- Location: Papineau-Cameron and Unorganized South Nipissing District, Nipissing, Ontario, Canada; 46°04′22″N 78°28′38″W﻿ / ﻿46.07278°N 78.47722°W;

Impact crater structure
- Diameter: 3.8 kilometres (2.4 mi)
- Age: 396 ± 20 million years (Middle Devonian)
- Exposed: No
- Drilled: Yes
- Bolide type: Chondrite
- Topo map: NTS 31L1 Brent
- Access: Brent Road

= Brent crater =

Crater in Nipissing District, Ontario, Canada

The Brent crater is an impact crater in both the geographic township of Deacon, Unorganized South Nipissing District and the municipal township of Papineau-Cameron in Nipissing District, northeastern Ontario, Canada, located north of Cedar Lake in northern Algonquin Provincial Park. It is 3.8 km in diameter and the age is estimated to be ca. 453 million years (Ordovician). The crater can be reached using Brent Road, 32 km south of Ontario Highway 17.

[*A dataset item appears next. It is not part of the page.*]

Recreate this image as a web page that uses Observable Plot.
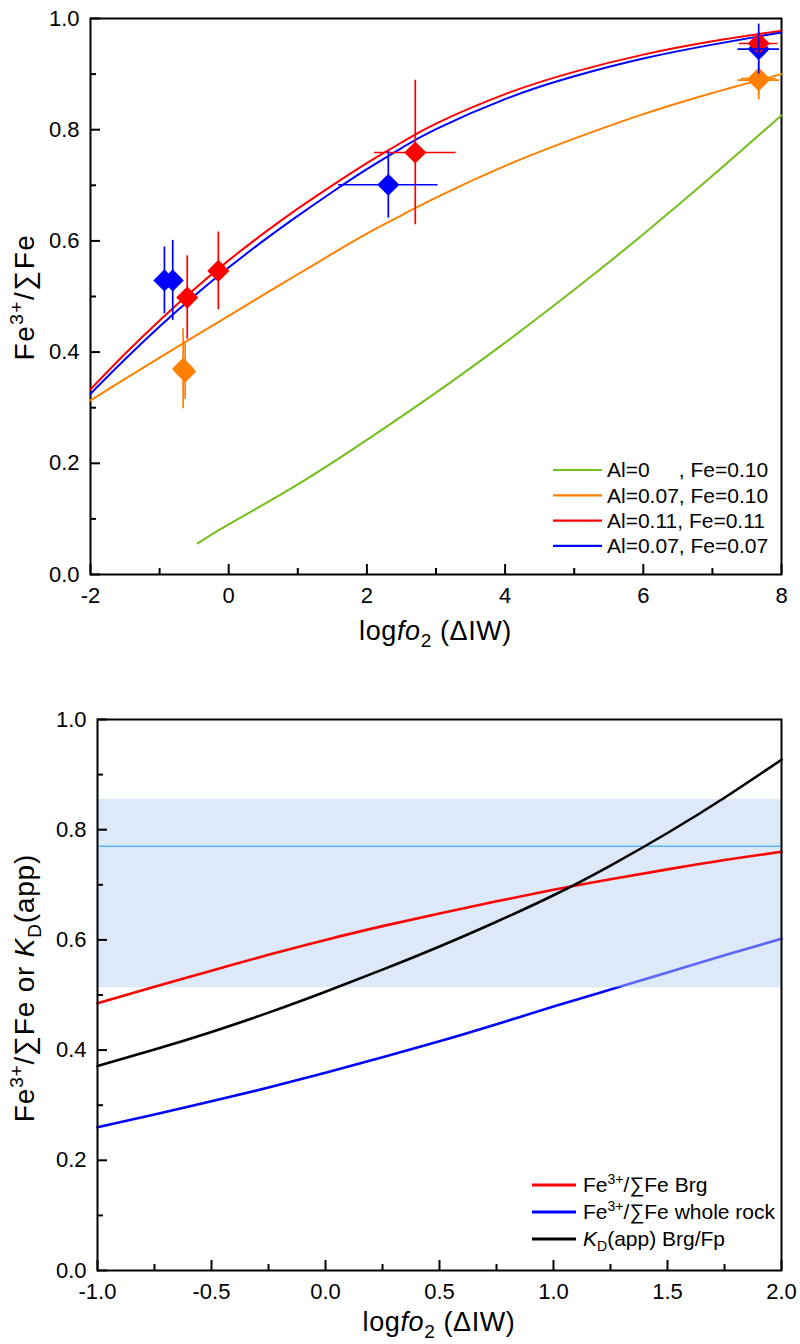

A sign, erected at the site by the Archeological and Historic Sites Board, Archives of Ontario, reads:

The Brent Crater: First recognized in 1951 from aerial photographs, the crater is a circular depression about two miles in diameter formed in Precambrian crystalline rocks. Geophysical and diamond drilling investigations show that the crater has a present depth of about 1,400 feet but is partly filled with sedimentary rocks with a thickness of 900 feet. The rocks beneath the crater floor are thoroughly fragmented over a depth of 2,000 feet. Like the similar New Quebec (Chubb) crater, the Brent crater is attributed to the high speed impact of a giant meteorite. It is calculated that the impact released energy equaling 250 megatons of TNT and occurred about 450 million years ago when this area was probably covered by a shallow sea.

There is an observation tower on the rim of the crater. The old wooden tower was demolished in July 2007, because it was not safe to use due to its age. A new tower has been built on a hill directly across the Brent Road from the demolished tower. The new tower on the hill offers a much better panorama of the entire crater. Parking will also be increased as part of the new tower improvements. There is a hiking trail leading to the crater floor. There are two small lakes, Gilmour and Tecumseh, located in the crater. Unlike most Algonquin Park lakes, which are usually acidic, the water in these lakes contains bicarbonate; this is thought to be a result of some sedimentary deposits of limestone escaping removal by glaciers in the lower parts of the crater.

The crater lies in the Ottawa-Bonnechere Graben, a 452 million year old rift valley.

The crater was named after the nearby village of Brent.